The aftermath, including Castile bleeding, was caught on video by Reynolds, which she live-streamed on Facebook.
When the officer initially approached the car, Reynolds said, Castile had told him that he was carrying a firearm.
"I told him not to reach for it," the officer can be heard saying in the background of Reynolds' video. "I told him not to get his hand out."
The Minnesota Department of Public Safety Bureau of Criminal Apprehension launched an independent investigation July 7 on the officer's use of force, said Commissioner of Public Safety Mona Dohman.
The Department of Justice "will continue to monitor the Minnesota Bureau of Criminal Apprehension investigation into the death of Philando Castile and stands ready to provide assistance to the bureau as needed," the department said in a statement.
The two officers involved in the shooting death have been with the St. Anthony Police Department for four years and are now on administrative leave.
In an interview recently, Tom Kelly, an attorney for Yanez, said that the officer pulled Castile over in part because he resembled a robbery suspect. The day before Castile's shooting, police released images of suspects from a recent robbery. Kelly said Yanez had reason to pull over Castile and reason to use deadly force.
"There was more than one reason to stop the car. There was more than the reason that the brake light was cracked," Kelly said. "This incident had nothing to do with race and everything to do with the presence of a gun."
But in an interview with ABC News today, Reynolds said the gun was never a threat.
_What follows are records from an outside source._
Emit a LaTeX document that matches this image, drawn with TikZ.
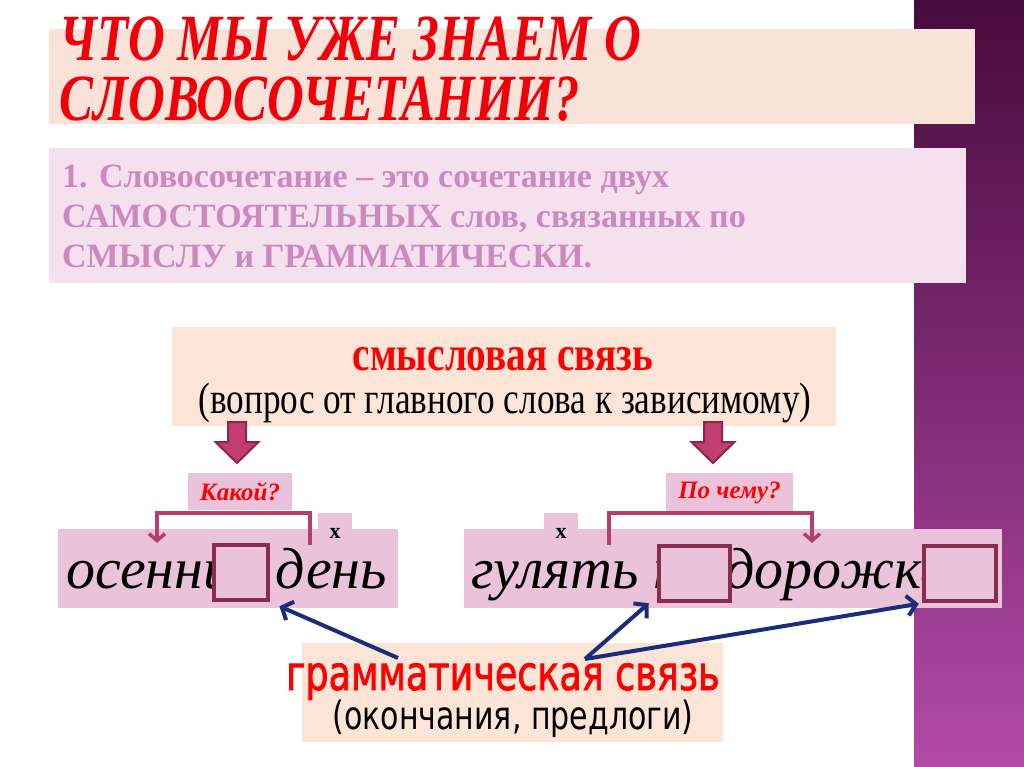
\documentclass[tikz,border=0pt]{standalone}
\usepackage{fontspec}
\setmainfont{Liberation Serif}
\newfontfamily\narrowserif[FakeStretch=0.8]{Liberation Serif}
\newfontfamily\titleserif[FakeStretch=0.77]{Liberation Serif}
\newfontfamily\narrowsans[FakeStretch=0.77]{DejaVu Sans}
\newfontfamily\heavysans[FakeStretch=0.76, FakeBold=1.5]{DejaVu Sans}
\usetikzlibrary{arrows.meta}
\definecolor{titlebg}{HTML}{F9E2D8}
\definecolor{titlered}{HTML}{F2000A}
\definecolor{defbg}{HTML}{F5E0EE}
\definecolor{deftext}{HTML}{CC88BF}
\definecolor{sensebg}{HTML}{FCE5D6}
\definecolor{wordbg}{HTML}{EAC2DA}
\definecolor{endedge}{HTML}{8B2B4F}
\definecolor{bracketc}{HTML}{B63E6C}
\definecolor{arrowfill}{HTML}{C23E6F}
\definecolor{arrowedge}{HTML}{8E2453}
\definecolor{bluec}{HTML}{1A2D78}
\definecolor{stripdark}{HTML}{470A3C}
\definecolor{striplight}{HTML}{B24AA8}
\tikzstyle{panel}=[inner sep=0pt, outer sep=0pt, anchor=north west]
\tikzstyle{qbox}=[fill=wordbg, inner sep=0pt, text=red, font=\bfseries\itshape\fontsize{25}{25}\selectfont]
\tikzstyle{xmark}=[inner sep=0pt, font=\bfseries\fontsize{22}{22}\selectfont]
\tikzstyle{wordtext}=[anchor=base west, inner sep=0pt, font=\itshape\fontsize{58}{58}\selectfont]
\tikzstyle{ending}=[draw=endedge, line width=4.5pt, fill=wordbg, inner sep=0pt]
\tikzstyle{bracket}=[draw=bracketc, line width=3.5pt, -{Straight Barb[length=7pt,width=16pt]}]
\tikzstyle{gramarrow}=[draw=bluec, line width=4pt, -{Straight Barb[length=9pt,width=20pt]}]
\tikzstyle{arrowshape}=[fill=arrowfill, draw=arrowedge, line width=2pt, line join=miter]
\tikzset{blockarrow/.pic={\draw[arrowshape] (-9,0) -- (9,0) -- (9,20) -- (21.5,20) -- (0,41) -- (-21.5,20) -- (-9,20) -- cycle;}}
\newcommand{\panel}{\node[panel]}

\begin{document}
\begin{tikzpicture}[x=1pt, y=-1pt]
\useasboundingbox (0,0) rectangle (1024,767);
\shade[top color=stripdark, bottom color=striplight] (914,0) rectangle (1024,767);
% title
\panel[fill=titlebg, minimum width=926, minimum height=95] (titlebox) at (49,29) {};
\node[anchor=north west, inner sep=0pt, align=left, text=titlered,
      font=\titleserif\bfseries\itshape\fontsize{66}{60}\selectfont] (title) at (59,17)
      {ЧТО МЫ УЖЕ ЗНАЕМ О\\СЛОВОСОЧЕТАНИИ?};
% definition
\panel[fill=defbg, minimum width=917, minimum height=135] (defbox) at (49,148) {};
\node[anchor=north west, inner sep=0pt, align=left, text=deftext,
      font=\bfseries\fontsize{34}{40}\selectfont] (defn) at (62,165)
      {1. Словосочетание – это сочетание двух\\САМОСТОЯТЕЛЬНЫХ слов, связанных по\\СМЫСЛУ и ГРАММАТИЧЕСКИ.};
% meaning link
\panel[fill=sensebg, minimum width=664, minimum height=99] (sensebox) at (172,327) {};
\node[anchor=base, text=red, font=\narrowserif\bfseries\fontsize{49}{49}\selectfont] (sense) at (503,370) {смысловая связь};
\node[anchor=base, font=\narrowserif\fontsize{44}{44}\selectfont] (sensenote) at (505,413) {(вопрос от главного слова к зависимому)};
\pic (arrl) at (237,422) {blockarrow};
\pic (arrr) at (713,422) {blockarrow};
\node[qbox, minimum width=104, minimum height=37] (qleft) at (240,491.5) {Какой?};
\node[qbox, minimum width=127, minimum height=40] (qright) at (729.5,493) {По чему?};
% phrases
\panel[fill=wordbg, minimum width=34, minimum height=20] (tabl) at (318,513) {};
\panel[fill=wordbg, minimum width=34, minimum height=20] (tabr) at (544,513) {};
\panel[fill=wordbg, minimum width=340, minimum height=79] (wordl) at (58,529) {};
\panel[fill=wordbg, minimum width=538, minimum height=79] (wordr) at (464,529) {};
\node[xmark] (xl) at (335,533) {x};
\node[xmark] (xr) at (561,533) {x};
\node[wordtext] (phrasel) at (66,588) {осенний день};
\node[wordtext] (phraser) at (471,588) {гулять по дорожке};
\node[ending, minimum width=54, minimum height=55] (endl) at (241,572.5) {};
\node[ending, minimum width=71, minimum height=55] (endm) at (694.5,573.5) {};
\node[ending, minimum width=72, minimum height=55] (endr) at (960,573.5) {};
\coordinate (bl1) at (310,545);
\coordinate (bl2) at (157,543);
\coordinate (br1) at (609,545);
\coordinate (br2) at (812,543);
\draw[bracket] (bl1) -- ++(0,-32) -| (bl2);
\draw[bracket] (br1) -- ++(0,-32) -| (br2);
% grammar link
\panel[fill=sensebg, minimum width=421, minimum height=99] (grambox) at (302,643) {};
\node[anchor=base, text=red, font=\heavysans\fontsize{48}{48}\selectfont] (gram) at (503,690) {грамматическая связь};
\node[anchor=base, font=\narrowsans\fontsize{39}{39}\selectfont] (gramnote) at (513,729) {(окончания, предлоги)};
\coordinate (gl) at (398,658);
\coordinate (gr) at (585,659);
\draw[gramarrow, shorten >=10pt] (gl) -- (endl.south east);
\draw[gramarrow] (gr) -- ([xshift=-8pt]endm.south west);
\draw[gramarrow, shorten >=3pt] (gr) -- (endr.south west);
\end{tikzpicture}
\end{document}
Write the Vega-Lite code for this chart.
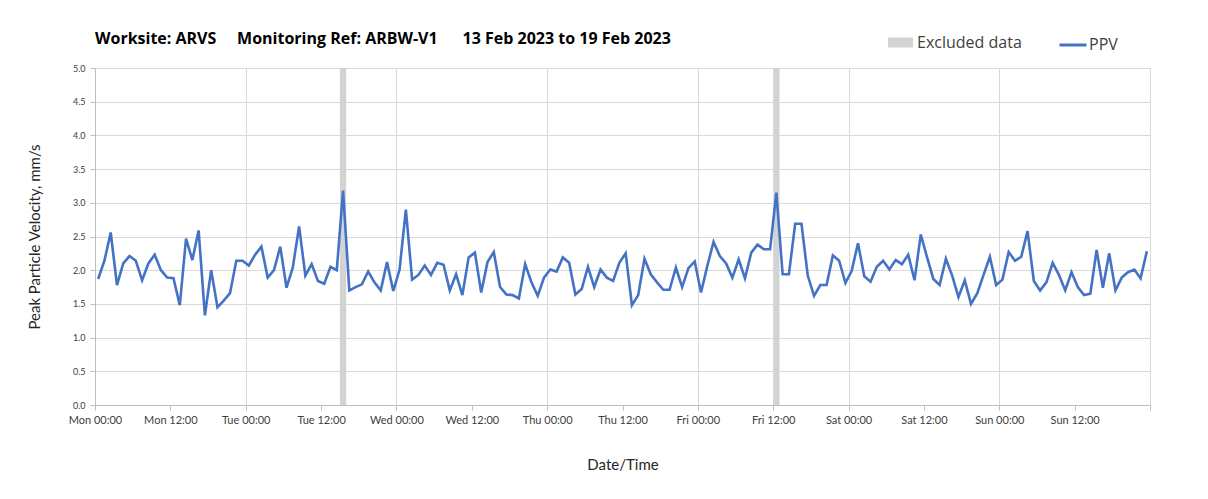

She said last week that after she informed the officer that her boyfriend was licensed to carry, Castile was shot multiple times.
"[Castile] was never even asked was he armed or anything. We told him. He told him," she said.
A bystander who took video of Castile's car at the scene said the taillights on Castile's car were working that night.
"They said there was a taillight in the back that was out, but there's no taillight out. You can see the car is on," Gregory Ford says in the video, which shows multiple police vehicles with flashing lights behind Castile's car.
St. Anthony police declined to comment on the audio.